Repeat, exactly and only, the lines from the beginning of the data through the line with "const yMinor = [1, 3];". Pictures are left out.
──────
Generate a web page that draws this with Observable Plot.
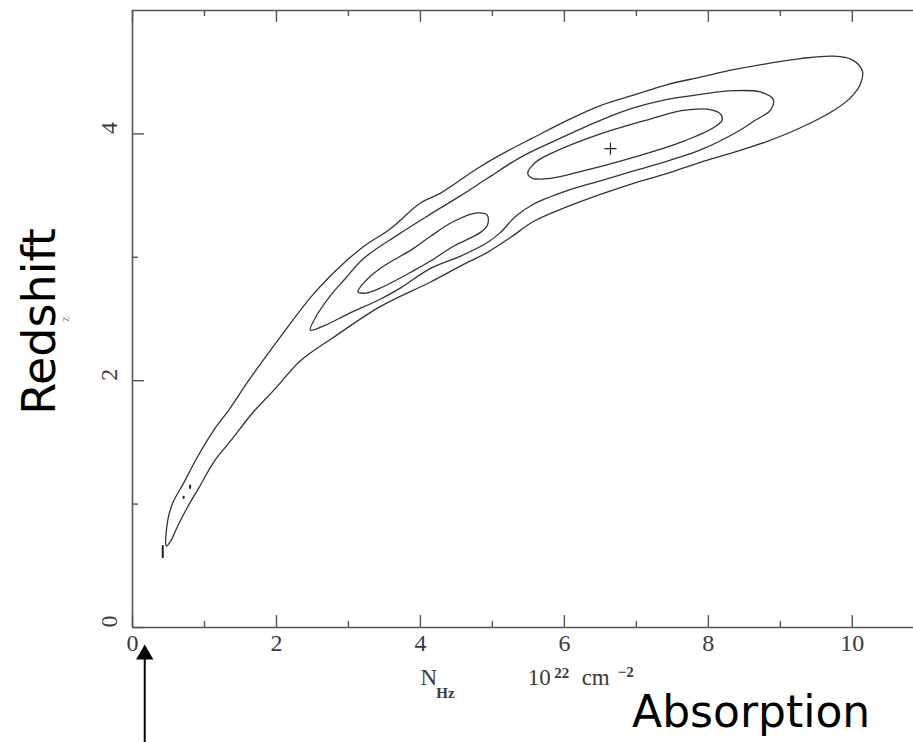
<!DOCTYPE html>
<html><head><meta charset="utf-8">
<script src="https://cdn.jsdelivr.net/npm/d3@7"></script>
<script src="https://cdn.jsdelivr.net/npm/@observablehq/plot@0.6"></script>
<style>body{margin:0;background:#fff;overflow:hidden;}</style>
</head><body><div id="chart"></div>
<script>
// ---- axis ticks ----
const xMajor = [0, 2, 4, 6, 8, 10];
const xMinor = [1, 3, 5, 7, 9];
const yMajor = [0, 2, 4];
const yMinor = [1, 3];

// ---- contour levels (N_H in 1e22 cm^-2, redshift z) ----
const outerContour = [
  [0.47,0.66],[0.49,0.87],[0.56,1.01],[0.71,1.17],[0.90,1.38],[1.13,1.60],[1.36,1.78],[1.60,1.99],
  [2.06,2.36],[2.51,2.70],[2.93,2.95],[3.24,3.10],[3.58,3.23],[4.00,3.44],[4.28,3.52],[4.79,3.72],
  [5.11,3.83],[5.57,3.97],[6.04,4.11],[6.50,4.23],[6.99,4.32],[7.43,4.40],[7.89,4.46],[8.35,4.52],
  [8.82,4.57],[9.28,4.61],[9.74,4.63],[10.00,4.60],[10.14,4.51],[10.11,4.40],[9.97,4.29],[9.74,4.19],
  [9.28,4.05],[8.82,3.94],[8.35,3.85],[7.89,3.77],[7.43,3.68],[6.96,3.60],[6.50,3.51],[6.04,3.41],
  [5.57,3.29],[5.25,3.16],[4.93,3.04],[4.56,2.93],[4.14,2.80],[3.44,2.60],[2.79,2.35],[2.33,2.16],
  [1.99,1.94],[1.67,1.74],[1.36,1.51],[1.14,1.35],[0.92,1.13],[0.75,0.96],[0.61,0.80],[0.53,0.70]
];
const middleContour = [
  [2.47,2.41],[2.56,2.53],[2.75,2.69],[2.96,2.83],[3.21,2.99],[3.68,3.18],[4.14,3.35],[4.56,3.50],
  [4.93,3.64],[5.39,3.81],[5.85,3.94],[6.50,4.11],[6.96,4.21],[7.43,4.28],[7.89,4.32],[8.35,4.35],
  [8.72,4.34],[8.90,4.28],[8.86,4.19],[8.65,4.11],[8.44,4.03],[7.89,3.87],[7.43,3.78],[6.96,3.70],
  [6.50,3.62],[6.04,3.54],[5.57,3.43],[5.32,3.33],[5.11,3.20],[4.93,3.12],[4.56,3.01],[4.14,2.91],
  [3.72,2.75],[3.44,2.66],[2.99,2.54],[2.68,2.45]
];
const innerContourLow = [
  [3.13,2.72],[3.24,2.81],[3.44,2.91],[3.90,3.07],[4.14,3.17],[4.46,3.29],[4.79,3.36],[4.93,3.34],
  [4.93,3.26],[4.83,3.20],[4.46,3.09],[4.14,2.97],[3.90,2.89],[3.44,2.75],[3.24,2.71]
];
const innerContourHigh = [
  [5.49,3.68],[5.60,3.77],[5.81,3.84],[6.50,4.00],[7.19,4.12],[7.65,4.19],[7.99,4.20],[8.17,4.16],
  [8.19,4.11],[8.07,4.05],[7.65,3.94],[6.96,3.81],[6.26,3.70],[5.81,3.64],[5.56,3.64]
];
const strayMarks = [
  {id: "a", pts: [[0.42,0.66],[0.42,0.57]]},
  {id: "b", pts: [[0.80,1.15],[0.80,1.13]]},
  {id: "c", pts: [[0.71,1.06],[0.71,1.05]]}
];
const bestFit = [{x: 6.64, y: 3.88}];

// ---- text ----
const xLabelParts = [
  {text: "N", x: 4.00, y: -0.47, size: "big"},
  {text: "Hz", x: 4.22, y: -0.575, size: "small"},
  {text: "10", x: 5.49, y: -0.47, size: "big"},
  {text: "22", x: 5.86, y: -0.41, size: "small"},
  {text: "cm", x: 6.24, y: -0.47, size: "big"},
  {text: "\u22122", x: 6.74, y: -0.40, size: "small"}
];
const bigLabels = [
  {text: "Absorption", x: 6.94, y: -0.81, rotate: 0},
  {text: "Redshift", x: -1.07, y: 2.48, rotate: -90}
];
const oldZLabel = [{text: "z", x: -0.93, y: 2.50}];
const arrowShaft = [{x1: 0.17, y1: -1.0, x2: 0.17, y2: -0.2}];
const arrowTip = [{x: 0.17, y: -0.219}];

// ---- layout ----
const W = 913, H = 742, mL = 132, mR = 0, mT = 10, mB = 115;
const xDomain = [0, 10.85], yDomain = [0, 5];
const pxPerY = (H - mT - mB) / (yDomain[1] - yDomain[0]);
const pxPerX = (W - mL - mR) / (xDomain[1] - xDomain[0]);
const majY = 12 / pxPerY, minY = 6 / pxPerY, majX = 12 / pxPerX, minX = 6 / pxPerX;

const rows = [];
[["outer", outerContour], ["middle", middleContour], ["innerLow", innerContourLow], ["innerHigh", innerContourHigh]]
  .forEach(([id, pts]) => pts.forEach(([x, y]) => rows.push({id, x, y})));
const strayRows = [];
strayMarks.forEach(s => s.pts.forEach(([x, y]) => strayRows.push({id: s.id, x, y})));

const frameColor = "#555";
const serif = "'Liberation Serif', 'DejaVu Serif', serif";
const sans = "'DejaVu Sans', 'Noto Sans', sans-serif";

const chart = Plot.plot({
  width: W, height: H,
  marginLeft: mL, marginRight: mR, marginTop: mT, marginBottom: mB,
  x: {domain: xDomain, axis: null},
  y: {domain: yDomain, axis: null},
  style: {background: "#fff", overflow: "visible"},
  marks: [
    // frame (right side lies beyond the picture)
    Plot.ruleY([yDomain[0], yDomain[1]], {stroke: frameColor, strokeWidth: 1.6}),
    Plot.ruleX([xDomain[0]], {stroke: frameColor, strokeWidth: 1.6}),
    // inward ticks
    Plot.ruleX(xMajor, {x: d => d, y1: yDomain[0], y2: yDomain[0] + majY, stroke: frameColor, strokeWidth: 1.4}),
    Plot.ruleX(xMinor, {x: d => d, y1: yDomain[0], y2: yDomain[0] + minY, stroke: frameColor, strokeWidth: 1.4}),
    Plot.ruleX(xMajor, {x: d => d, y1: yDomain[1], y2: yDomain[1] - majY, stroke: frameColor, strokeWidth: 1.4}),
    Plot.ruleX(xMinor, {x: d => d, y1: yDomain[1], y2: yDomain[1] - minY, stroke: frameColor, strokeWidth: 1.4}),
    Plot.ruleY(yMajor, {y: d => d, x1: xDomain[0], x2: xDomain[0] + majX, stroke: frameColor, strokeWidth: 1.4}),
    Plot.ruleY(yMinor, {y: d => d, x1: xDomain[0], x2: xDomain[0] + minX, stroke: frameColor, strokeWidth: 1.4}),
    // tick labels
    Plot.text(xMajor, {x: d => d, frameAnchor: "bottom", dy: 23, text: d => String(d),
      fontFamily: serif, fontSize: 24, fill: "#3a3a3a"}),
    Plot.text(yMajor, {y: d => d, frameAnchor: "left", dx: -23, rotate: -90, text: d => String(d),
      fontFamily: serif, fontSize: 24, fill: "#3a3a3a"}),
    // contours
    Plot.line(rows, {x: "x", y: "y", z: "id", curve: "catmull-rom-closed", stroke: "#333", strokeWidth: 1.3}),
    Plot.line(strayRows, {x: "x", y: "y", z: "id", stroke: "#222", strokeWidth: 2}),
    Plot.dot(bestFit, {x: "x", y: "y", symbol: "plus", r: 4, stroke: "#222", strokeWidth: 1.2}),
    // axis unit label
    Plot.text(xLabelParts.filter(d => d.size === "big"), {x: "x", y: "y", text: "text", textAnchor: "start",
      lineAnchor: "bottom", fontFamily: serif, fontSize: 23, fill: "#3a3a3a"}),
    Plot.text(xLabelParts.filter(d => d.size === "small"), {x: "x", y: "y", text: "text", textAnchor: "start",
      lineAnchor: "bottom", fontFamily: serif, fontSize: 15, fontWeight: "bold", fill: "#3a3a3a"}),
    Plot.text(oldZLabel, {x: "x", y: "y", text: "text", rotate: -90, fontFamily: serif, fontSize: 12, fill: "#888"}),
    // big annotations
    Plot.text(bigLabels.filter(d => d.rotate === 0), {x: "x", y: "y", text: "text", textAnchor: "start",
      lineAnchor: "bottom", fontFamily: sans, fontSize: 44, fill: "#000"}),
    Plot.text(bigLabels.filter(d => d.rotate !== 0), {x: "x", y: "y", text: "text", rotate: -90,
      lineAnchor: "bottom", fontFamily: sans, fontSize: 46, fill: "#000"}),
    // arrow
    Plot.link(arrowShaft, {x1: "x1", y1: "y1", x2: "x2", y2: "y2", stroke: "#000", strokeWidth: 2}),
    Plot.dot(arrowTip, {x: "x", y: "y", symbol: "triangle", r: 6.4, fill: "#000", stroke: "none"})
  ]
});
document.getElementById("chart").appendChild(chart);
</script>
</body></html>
──────
ANSWER BELOW
Generate a web page that draws this with Observable Plot.
<!DOCTYPE html>
<html><head><meta charset="utf-8">
<script src="https://cdn.jsdelivr.net/npm/d3@7"></script>
<script src="https://cdn.jsdelivr.net/npm/@observablehq/plot@0.6"></script>
<style>body{margin:0;background:#fff;overflow:hidden;}</style>
</head><body><div id="chart"></div>
<script>
// ---- axis ticks ----
const xMajor = [0, 2, 4, 6, 8, 10];
const xMinor = [1, 3, 5, 7, 9];
const yMajor = [0, 2, 4];
const yMinor = [1, 3];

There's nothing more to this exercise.